I started with my company about a year ago, working in the same industry as I have done for the last 10 years or so but wanting to take a side step to get off the front line and put some of my skills and experience to good use. I was also craving more flexibility, less being chained to my desk 9-5 with a bunch of people I could hardly tolerate (natural introvert over here!) and more opportunity outside of my postcode area (without having to **shudders** commute.)
Since then I’ve had a fair few friends and ex colleagues join the WFH crew and had the same conversation over and over…
How do you work from home and not get distracted? Stay focussed? Not spend your time watching Judge Judy repeats and then cursing yourself and having to work until midnight because you forgot you actually have to pay the bills?

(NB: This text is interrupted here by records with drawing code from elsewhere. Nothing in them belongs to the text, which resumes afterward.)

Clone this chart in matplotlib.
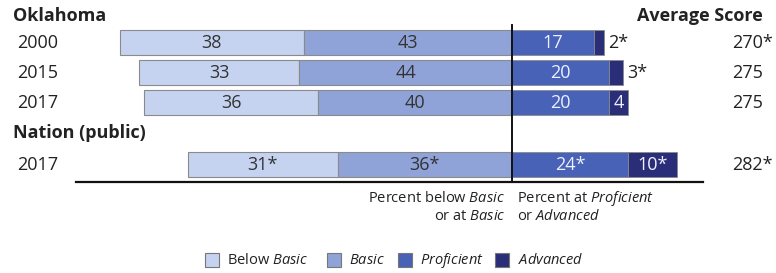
import matplotlib
matplotlib.use("Agg")
import matplotlib.pyplot as plt

plt.rcParams['font.family'] = ['Open Sans', 'DejaVu Sans']
plt.rcParams['mathtext.fontset'] = 'custom'
plt.rcParams['mathtext.rm'] = 'Open Sans'
plt.rcParams['mathtext.it'] = 'Open Sans:italic'

# ---- data ----
rows = ['2000', '2015', '2017', '2017']
below = [38, 33, 36, 31]
basic = [43, 44, 40, 36]
prof = [17, 20, 20, 24]
adv = [2, 3, 4, 10]
below_lbl = ['38', '33', '36', '31*']
basic_lbl = ['43', '44', '40', '36*']
prof_lbl = ['17', '20', '20', '24*']
adv_lbl = ['2*', '3*', '4', '10*']
scores = ['270*', '275', '275', '282*']

# ---- layout (pixel based) ----
W, H = 776, 273
CX = 512.0      # pixel of 0 %
S = 4.84        # pixels per percent
ypos = [42.5, 72.5, 102.5, 164.5]
bh = 25

def px(xp):
    return (xp - CX) / S

c_below = '#c6d3f0'
c_basic = '#8fa3d8'
c_prof = '#4762b6'
c_adv = '#2a2e78'
edge = '#8a8a8a'

fig = plt.figure(figsize=(W / 100, H / 100), dpi=100)
ax = fig.add_axes([0, 0, 1, 1])
ax.set_xlim(px(0), px(W))
ax.set_ylim(H, 0)
ax.axis('off')

fs = 13
for i in range(len(rows)):
    y = ypos[i]
    lb = -(below[i] + basic[i])
    ax.barh(y, below[i], left=lb, height=bh, color=c_below, edgecolor=edge, linewidth=0.8)
    ax.barh(y, basic[i], left=-basic[i], height=bh, color=c_basic, edgecolor=edge, linewidth=0.8)
    ax.barh(y, prof[i], left=0, height=bh, color=c_prof, edgecolor=edge, linewidth=0.6)
    ax.barh(y, adv[i], left=prof[i], height=bh, color=c_adv, edgecolor=edge, linewidth=0.6)
    ax.text(lb + below[i] / 2, y, below_lbl[i], ha='center', va='center', fontsize=fs, color='#333333')
    ax.text(-basic[i] / 2, y, basic_lbl[i], ha='center', va='center', fontsize=fs, color='#333333')
    ax.text(prof[i] / 2, y, prof_lbl[i], ha='center', va='center', fontsize=fs, color='#eef0ff')
    if adv[i] >= 4:
        ax.text(prof[i] + adv[i] / 2, y, adv_lbl[i], ha='center', va='center', fontsize=fs, color='#eef0ff')
    else:
        ax.text(prof[i] + adv[i] + 0.8, y, adv_lbl[i], ha='left', va='center', fontsize=fs, color='#222222')
    ax.text(px(17), y, rows[i], ha='left', va='center', fontsize=fs, color='#222222')
    ax.text(px(732), y, scores[i], ha='left', va='center', fontsize=fs, color='#222222')

# headings
ax.text(px(13), 16, 'Oklahoma', ha='left', va='center', fontsize=fs, fontweight='bold', color='#222222')
ax.text(px(13), 133, 'Nation (public)', ha='left', va='center', fontsize=fs, fontweight='bold', color='#222222')
ax.text(px(763), 16, 'Average Score', ha='right', va='center', fontsize=fs, fontweight='bold', color='#222222')

# lines
ax.plot([0, 0], [25, 182], color='#111111', lw=1.4)
ax.plot([px(76), px(703)], [182, 182], color='#111111', lw=1.6)

# axis notes
fs2 = 10.5
ax.text(px(505), 198, r'Percent below $\mathit{Basic}$', ha='right', va='center', fontsize=fs2, color='#222222')
ax.text(px(505), 216, r'or at $\mathit{Basic}$', ha='right', va='center', fontsize=fs2, color='#222222')
ax.text(px(517), 198, r'Percent at $\mathit{Proficient}$', ha='left', va='center', fontsize=fs2, color='#222222')
ax.text(px(517), 216, r'or $\mathit{Advanced}$', ha='left', va='center', fontsize=fs2, color='#222222')

# legend
leg_names = [r'Below $\mathit{Basic}$', r'$\mathit{Basic}$', r'$\mathit{Proficient}$', r'$\mathit{Advanced}$']
leg_cols = [c_below, c_basic, c_prof, c_adv]
leg_x = [205, 327, 398, 495]
leg_tx = [227, 349, 420, 518]
for name, col, sx, tx in zip(leg_names, leg_cols, leg_x, leg_tx):
    ax.barh(260, 14 / S, left=px(sx), height=14, color=col, edgecolor='#777777', linewidth=0.8)
    ax.text(px(tx), 261, name, ha='left', va='center', fontsize=fs2, color='#222222')

fig.savefig('out.png', dpi=100)
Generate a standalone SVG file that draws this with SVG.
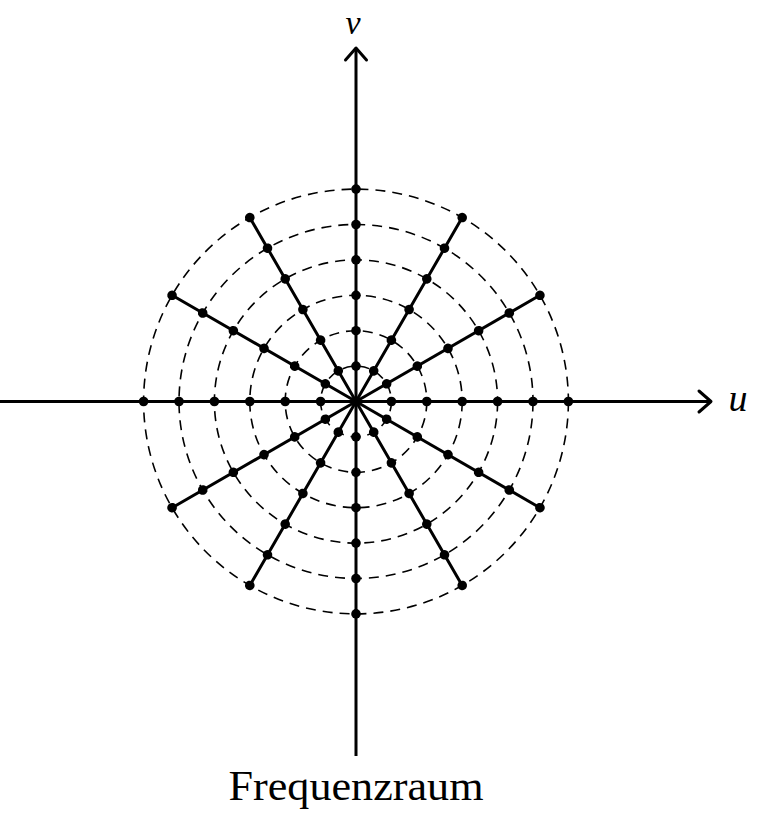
<svg xmlns="http://www.w3.org/2000/svg" width="763" height="822" viewBox="0 0 763 822">
<style>
.c{fill:none;stroke:#000;stroke-width:1.6;stroke-dasharray:10 7}
.a{fill:none;stroke:#000;stroke-width:3}
.r{stroke:#000;stroke-width:3;stroke-linecap:round}
.d{fill:#000}
.t{font-family:"Liberation Serif","DejaVu Serif",serif;fill:#000}
</style>
<defs>
<circle id="dot" r="4.8" class="d"/>
</defs>
<g id="circles" transform="translate(356,401.5)">
<circle class="c" r="35.4"/>
<circle class="c" r="70.8"/>
<circle class="c" r="106.2"/>
<circle class="c" r="141.6"/>
<circle class="c" r="177"/>
<circle class="c" r="212.4"/>
</g>
<g id="axes">
<line class="a" x1="0" y1="401.5" x2="710" y2="401.5"/>
<polyline class="a" points="699,391 711,401.5 699,412" stroke-linecap="round" stroke-linejoin="round"/>
<line class="a" x1="356" y1="756" x2="356" y2="49"/>
<polyline class="a" points="345.5,60 356,48 366.5,60" stroke-linecap="round" stroke-linejoin="round"/>
</g>
<g id="connectors">
<g id="rays" transform="translate(356,401.5)">
<line class="r" x1="0" y1="0" x2="183.9" y2="-106.2"/>
<line class="r" x1="0" y1="0" x2="106.2" y2="-183.9"/>
<line class="r" x1="0" y1="0" x2="-106.2" y2="-183.9"/>
<line class="r" x1="0" y1="0" x2="-183.9" y2="-106.2"/>
<line class="r" x1="0" y1="0" x2="-183.9" y2="106.2"/>
<line class="r" x1="0" y1="0" x2="-106.2" y2="183.9"/>
<line class="r" x1="0" y1="0" x2="106.2" y2="183.9"/>
<line class="r" x1="0" y1="0" x2="183.9" y2="106.2"/>
</g>
</g>
<g id="dots" transform="translate(356,401.5)">
<g id="ray0"><use href="#dot" x="35.4" y="0"/><use href="#dot" x="70.8" y="0"/><use href="#dot" x="106.2" y="0"/><use href="#dot" x="141.6" y="0"/><use href="#dot" x="177" y="0"/><use href="#dot" x="212.4" y="0"/></g>
<use href="#ray0" transform="rotate(30)"/>
<use href="#ray0" transform="rotate(60)"/>
<use href="#ray0" transform="rotate(90)"/>
<use href="#ray0" transform="rotate(120)"/>
<use href="#ray0" transform="rotate(150)"/>
<use href="#ray0" transform="rotate(180)"/>
<use href="#ray0" transform="rotate(210)"/>
<use href="#ray0" transform="rotate(240)"/>
<use href="#ray0" transform="rotate(270)"/>
<use href="#ray0" transform="rotate(300)"/>
<use href="#ray0" transform="rotate(330)"/>
</g>
<g id="labels">
<text class="t" x="353" y="34" font-size="34" font-style="italic" text-anchor="middle">v</text>
<text class="t" x="738" y="411" font-size="38" font-style="italic" text-anchor="middle">u</text>
<text class="t" x="356" y="800" font-size="42" text-anchor="middle" textLength="255" lengthAdjust="spacingAndGlyphs">Frequenzraum</text>
</g>
</svg>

So here’s my TOP 5 TIPS for being a WFH Ninja (whilst still managing the odd episode of Friends & trip to the supermarket/gym/lunch date):
- Get up at the same time everyday. Whether that’s when your significant other gets up and heads out the door or at midday because you love a lie in, it doesn’t matter but a little routine is crucial to being in that ‘work’ mindset. I get up when my husband gets up, I don’t always shower and get dressed and can often be found still in my PJ’s, cramming toast into my face at 7am with my laptop already on whilst powering through the backlog of emails but I always make a point of being at my desk by 9am at the latest. A little bit of structure goes a really long way when WFH.
- Identify when you are most productive (and utilise it)! I am, by nature, a much more alert person first thing in the morning. If I get past 10am and haven’t managed to get much done, I can almost guarantee that the rest of my day will be as unproductive. I know this about myself so I always push my most important/difficult/mind boggling ‘To Do’s’ to the front of the list and get them out of the way while I am alert & foccussed. After about 2pm my focus dramatically reduces and I lose interest (read: get mega distracted & will most likely be posting repeat Insta stories after lunch while I procrastinate the arse off the rest of my day). If you work best at night then make your day work around you, have that lie in, pop some washing on, do the food shop and plan a 2-4 hour window of productivity when you know your brain will play ball too.

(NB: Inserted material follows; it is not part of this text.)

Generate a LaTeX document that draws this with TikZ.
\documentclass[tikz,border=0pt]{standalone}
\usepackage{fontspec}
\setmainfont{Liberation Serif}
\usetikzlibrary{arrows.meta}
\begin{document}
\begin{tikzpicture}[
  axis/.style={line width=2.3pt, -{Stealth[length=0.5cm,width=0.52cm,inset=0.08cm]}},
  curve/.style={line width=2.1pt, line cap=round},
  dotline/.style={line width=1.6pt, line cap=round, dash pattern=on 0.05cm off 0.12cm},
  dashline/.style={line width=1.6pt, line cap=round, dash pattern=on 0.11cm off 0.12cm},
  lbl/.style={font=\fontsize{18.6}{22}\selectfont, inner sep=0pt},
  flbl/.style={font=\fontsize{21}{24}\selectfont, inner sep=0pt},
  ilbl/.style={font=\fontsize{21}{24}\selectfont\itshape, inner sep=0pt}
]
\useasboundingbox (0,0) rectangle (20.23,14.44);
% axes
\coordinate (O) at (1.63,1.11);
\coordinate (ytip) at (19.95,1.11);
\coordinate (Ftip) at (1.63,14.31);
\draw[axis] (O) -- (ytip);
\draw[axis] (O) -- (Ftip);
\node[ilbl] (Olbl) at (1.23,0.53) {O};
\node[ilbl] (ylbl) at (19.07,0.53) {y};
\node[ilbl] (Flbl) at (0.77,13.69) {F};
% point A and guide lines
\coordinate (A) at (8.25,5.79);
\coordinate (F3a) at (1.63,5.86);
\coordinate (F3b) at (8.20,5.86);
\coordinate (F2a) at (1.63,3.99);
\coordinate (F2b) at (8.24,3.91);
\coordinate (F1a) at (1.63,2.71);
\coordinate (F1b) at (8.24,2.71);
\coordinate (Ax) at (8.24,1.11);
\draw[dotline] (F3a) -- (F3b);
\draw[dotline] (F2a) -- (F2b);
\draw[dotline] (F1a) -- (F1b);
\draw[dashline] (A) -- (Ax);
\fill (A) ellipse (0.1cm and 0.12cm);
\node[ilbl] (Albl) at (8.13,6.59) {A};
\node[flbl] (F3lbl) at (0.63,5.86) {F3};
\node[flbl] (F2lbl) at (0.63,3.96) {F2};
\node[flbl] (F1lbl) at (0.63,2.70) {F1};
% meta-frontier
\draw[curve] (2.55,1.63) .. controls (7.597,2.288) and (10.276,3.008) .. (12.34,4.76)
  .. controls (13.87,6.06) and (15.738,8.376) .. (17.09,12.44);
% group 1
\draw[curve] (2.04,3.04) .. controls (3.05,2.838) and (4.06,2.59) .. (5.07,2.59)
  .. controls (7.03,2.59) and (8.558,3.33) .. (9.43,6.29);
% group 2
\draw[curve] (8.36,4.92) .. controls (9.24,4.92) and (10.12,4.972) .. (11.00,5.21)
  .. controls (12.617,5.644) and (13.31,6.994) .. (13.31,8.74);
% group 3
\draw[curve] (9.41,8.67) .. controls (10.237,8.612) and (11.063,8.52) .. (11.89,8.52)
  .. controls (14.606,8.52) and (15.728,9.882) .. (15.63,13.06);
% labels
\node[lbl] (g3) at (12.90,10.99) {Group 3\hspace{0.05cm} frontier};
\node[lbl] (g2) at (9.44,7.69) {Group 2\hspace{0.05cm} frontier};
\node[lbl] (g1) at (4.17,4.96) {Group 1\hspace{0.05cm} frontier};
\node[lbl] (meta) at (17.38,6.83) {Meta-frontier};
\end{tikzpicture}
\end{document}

- Divide your day into units. Do you remember the film ‘About a Boy’? If you’ve never watched it basically Hugh Grant plays the lead who doesn’t have a job as he lives off of royalties from a song his uncle or similar once wrote. So he divides his days into units. Recognising that he doesn’t want to start the week on a Monday and have all his errands and chores completed by the end of the day with nothing to do for the rest of the week. When you WFH it can feel like you have the opposite problem in so far as you want to get all the chores done because they are staring you in the face but equally have to work and end up in this mildly frustrated/never quite achieving anything situation because you are torn between the ironing pile and that work project you really should be focussing on. So the first thing I always tell newbie WFH-ers is to allocate units of time. My day might start with an hour of email answering (1 unit), followed by popping a wash load in the machine and another out to dry (2 units), then back to my desk to tackle one specific task that is on my list, maybe a big one that needs several undisturbed hours or even a small one that I’ve been avoiding because it’s boring, either way I don’t stop until it’s done. Then I might go to the supermarket and get the food shopping done. Do you see how this is going? I basically reward my work efforts with domestic efforts. Double satisfaction because I’m ticking off double the lists!

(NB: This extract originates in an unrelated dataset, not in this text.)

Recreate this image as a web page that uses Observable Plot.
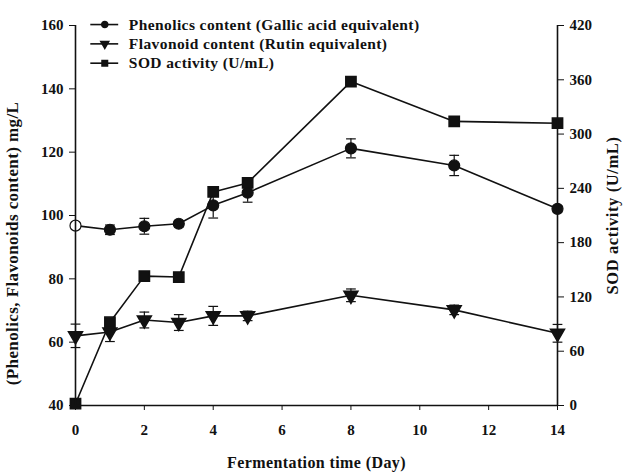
<!DOCTYPE html>
<html>
<head>
<meta charset="utf-8">
<script src="https://cdn.jsdelivr.net/npm/d3@7"></script>
<script src="https://cdn.jsdelivr.net/npm/@observablehq/plot@0.6"></script>
<style>
  html, body { margin: 0; padding: 0; background: #fff; }
  #chart svg { font-family: "Liberation Serif", "Times New Roman", serif; font-weight: bold; }
  #chart svg [aria-label="x-axis label"] text { letter-spacing: 0.4px; }
  #chart svg [aria-label="y-axis label"] text { letter-spacing: 0.6px; }
  #chart svg .legend-text text, #chart svg .ylabel text { letter-spacing: 0.4px; }
</style>
</head>
<body>
<div id="chart"></div>
<script>
// ---- data ----
const days = [0, 1, 2, 3, 4, 5, 8, 11, 14];
const phenolics = [96.8, 95.5, 96.6, 97.4, 103.2, 107.2, 121.2, 115.8, 102.1];
const phenolicsErr = [1.0, 1.5, 2.5, 1.0, 4.0, 3.0, 3.0, 3.2, 1.0];
const flavonoid = [62.0, 63.2, 67.0, 66.2, 68.3, 68.3, 74.8, 70.2, 62.8];
const flavonoidErr = [3.7, 3.0, 2.5, 2.5, 3.0, 1.5, 2.0, 1.5, 2.8];
const sod = [2, 92, 143, 142, 236, 246, 358, 314, 312];
const sodErr = [0, 2, 2, 3, 2, 3, 3, 2, 2];
const xTicks = [0, 2, 4, 6, 8, 10, 12, 14];
const leftTicks = [40, 60, 80, 100, 120, 140, 160];
const rightTicks = [0, 60, 120, 180, 240, 300, 360, 420];
const seriesNames = ["Phenolics content (Gallic acid equivalent)", "Flavonoid content (Rutin equivalent)", "SOD activity (U/mL)"];
const leftTitle = "(Phenolics, Flavonoids content) mg/L";

// map right-axis (SOD) values onto the left scale
const L0 = 40, L1 = 160, R0 = 0, R1 = 420;
const toLeft = v => L0 + (v - R0) * (L1 - L0) / (R1 - R0);

const rows = [];
days.forEach((d, i) => {
  rows.push({s: 0, x: d, y: phenolics[i], lo: phenolics[i] - phenolicsErr[i], hi: phenolics[i] + phenolicsErr[i], open: i === 0});
  rows.push({s: 1, x: d, y: flavonoid[i], lo: flavonoid[i] - flavonoidErr[i], hi: flavonoid[i] + flavonoidErr[i], open: false});
  rows.push({s: 2, x: d, y: toLeft(sod[i]), lo: toLeft(sod[i] - sodErr[i]), hi: toLeft(sod[i] + sodErr[i]), open: false});
});

const cap = { draw(ctx, size) { const r = Math.sqrt(size) / 2; ctx.moveTo(-r, 0); ctx.lineTo(r, 0); } };
const capRows = rows.flatMap(r => [{x: r.x, y: r.lo}, {x: r.x, y: r.hi}]);

const chart = Plot.plot({
  width: 627,
  height: 474,
  marginLeft: 75,
  marginRight: 70,
  marginTop: 25,
  marginBottom: 69,
  style: {fontFamily: "Liberation Serif, Times New Roman, serif", fontSize: "15px", fontWeight: "bold", color: "#111"},
  x: {domain: [0, 14]},
  y: {domain: [L0, L1]},
  marks: [
    // error bars
    Plot.ruleX(rows, {x: "x", y1: "lo", y2: "hi", stroke: "#111", strokeWidth: 1.2}),
    Plot.dot(capRows, {x: "x", y: "y", symbol: cap, r: 5.5, stroke: "#111", strokeWidth: 1.2}),
    // lines
    Plot.line(rows, {x: "x", y: "y", z: "s", stroke: "#111", strokeWidth: 1.6}),
    // markers
    Plot.dot(rows.filter(r => r.s === 0), {x: "x", y: "y", r: 5.5, symbol: "circle", fill: d => d.open ? "#fff" : "#111", stroke: "#111", strokeWidth: 1.2}),
    Plot.dot(rows.filter(r => r.s === 1), {x: "x", y: "y", r: 5.2, symbol: "triangle", rotate: 180, fill: "#111", stroke: "#111"}),
    Plot.dot(rows.filter(r => r.s === 2), {x: "x", y: "y", r: 5.8, symbol: "square", fill: "#111", stroke: "#111"}),
    // axes
    Plot.ruleY([L0], {stroke: "#111", strokeWidth: 1.6}),
    Plot.ruleX([0], {stroke: "#111", strokeWidth: 1.6}),
    Plot.ruleX([14], {stroke: "#111", strokeWidth: 1.6}),
    Plot.axisX({ticks: xTicks, tickSize: 5, tickPadding: 14, label: null, fontSize: 15}),
    Plot.axisX({ticks: [], label: "Fermentation time (Day)", labelAnchor: "center", labelOffset: 62, labelArrow: "none", fontSize: 16}),
    Plot.axisY({anchor: "left", ticks: leftTicks, tickSize: 6, tickPadding: 6, label: null, fontSize: 15}),
    Plot.text([leftTitle], {frameAnchor: "left", textAnchor: "middle", text: d => d, rotate: -90, dx: -63, dy: 28, fontSize: 17, fontWeight: "bold", fill: "#111", clip: false, className: "ylabel"}),
    Plot.axisY({anchor: "right", ticks: rightTicks.map(toLeft), tickFormat: (d, i) => String(rightTicks[i]), tickSize: 6, tickPadding: 6, label: null, fontSize: 15}),
    Plot.axisY({anchor: "right", ticks: [], label: "SOD activity (U/mL)", labelAnchor: "center", labelOffset: 60, labelArrow: "none", labelRotate: -90, fontSize: 16.5}),
    // legend
    Plot.link(seriesNames, {x1: 0.43, x2: 1.24, y1: (d, i) => 160.3 - i * 6.1, y2: (d, i) => 160.3 - i * 6.1, stroke: "#111", strokeWidth: 1.6, clip: false}),
    Plot.dot(seriesNames, {x: 0.85, y: (d, i) => 160.3 - i * 6.1, r: (d, i) => [5.5, 5.2, 5.8][i], symbol: (d, i) => ["circle", "triangle", "square"][i], rotate: (d, i) => i === 1 ? 180 : 0, fill: "#111", stroke: "#111", clip: false}),
    Plot.text(seriesNames, {x: 1.55, y: (d, i) => 160.3 - i * 6.1, text: d => d, textAnchor: "start", fontSize: 15.5, fontWeight: "bold", fill: "#111", clip: false, className: "legend-text"})
  ]
});
document.getElementById("chart").appendChild(chart);
</script>
</body>
</html>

- Create a work space you actually like. Despite my resistance to being chained to a desk 9-5, I actually prefer to work from a desk/table with a good solid chair rather than the sofa (where I am currently working on one of those clever Ikea lap desks which was honestly the best £12 I have ever spent). I need a clear desk to have a clear head so even when we had a study, I would need to have a tidy up, maybe dust some stuff and get everything in order before settling down for my work day. My husband however, when WFH, works from our bed! Laptop open, TV on, paperwork spread out, possibly in his PJ’s too. He likes to feel cosy and comfortable to optimise his productivity and it works. For him anyway, I think I would accidentally nap my way through the day if I worked from the bed! Anyway, find a space in your home or a cafe or wherever that makes you feel productive/important/clear headed. If you like background noise that’s great, maybe a cafe works for you. If you need silence, then it’s probably best to stay home. But don’t be afraid to mix it up if you aren’t feeling one day. That is, after all, the luxury if being a WFH-er.
- Don’t feel guilty. When I started WFH, I found myself feeling guilty for taking a lunch break or not being at my desk at 9am on the dot because the teenager in me was convinced I would be busted for bunking off and everyone would know somehow. If my work phone rang while I was at the dentist I was convinced my boss would have some super power that told him I wasn’t working hard but abusing the system and sneaking in a personal appointment during the work day (how do you go to the dentist any other time though?!). Once I realised that I don’t in fact work for the Secret Service or NASA or anyone with equally clever technology to track my every breath, I stopped feeling guilty. Sometimes my work has me on a train at 7am not returning before 7pm, some days I can get everything off my list by 3pm and can sign off in time to watch Tipping Point AND The Chase whilst having dinner on the table for when hubs gets home! The WFH balance is yours to decide on, as long as you’re fulfilling your actual job description and delivering, I think it’s hugely important to remember that you are in control of how to deliver it. A friend who recently started WFH told me that while her little one was at nursery for 6 hours, she felt she had to achieve as much as possible in that time (and those 6 hours won’t be cheap!) to justify it. If she didn’t she felt guilty. Guilty over the Mum/Wife Work or her Paid Work? Either way, guilt gets you nowhere. If your kids are in school or nursery for a set time, it doesn’t matter if you use that time to de-mould the shower with a toothbrush because it’s been bugging you for months but haven’t had a chance with all of the other things nagging at your attention or you spend the whole time at a local cafe catching up on life admin or with other WFH-ers and ignoring the washing pile. Just don’t feel guilty either way. Every day is a new day and your ‘To Do List’ will look different tomorrow so remember you’re only human and take each day as it comes. If you’re feeling super productive then go ahead and smash through the day, if your feeling like crap because you had a few too many wines last night (due to all the guilt?) then don’t get dressed today, do the bare minimum and maybe pop something in the slow cooker for dinner instead.
Working From Home is a blessing and a curse but it’s also such a privilege, if you’re lucky enough to have a job where you don’t have to be up, dressed and out the door by 7am ready to spend 9 hours with people you probably wouldn’t choose to spend time with if you didn’t have to. Just remember to grab some daylight every now and then= and move your body as much as possible, it’s good for the soul I promise.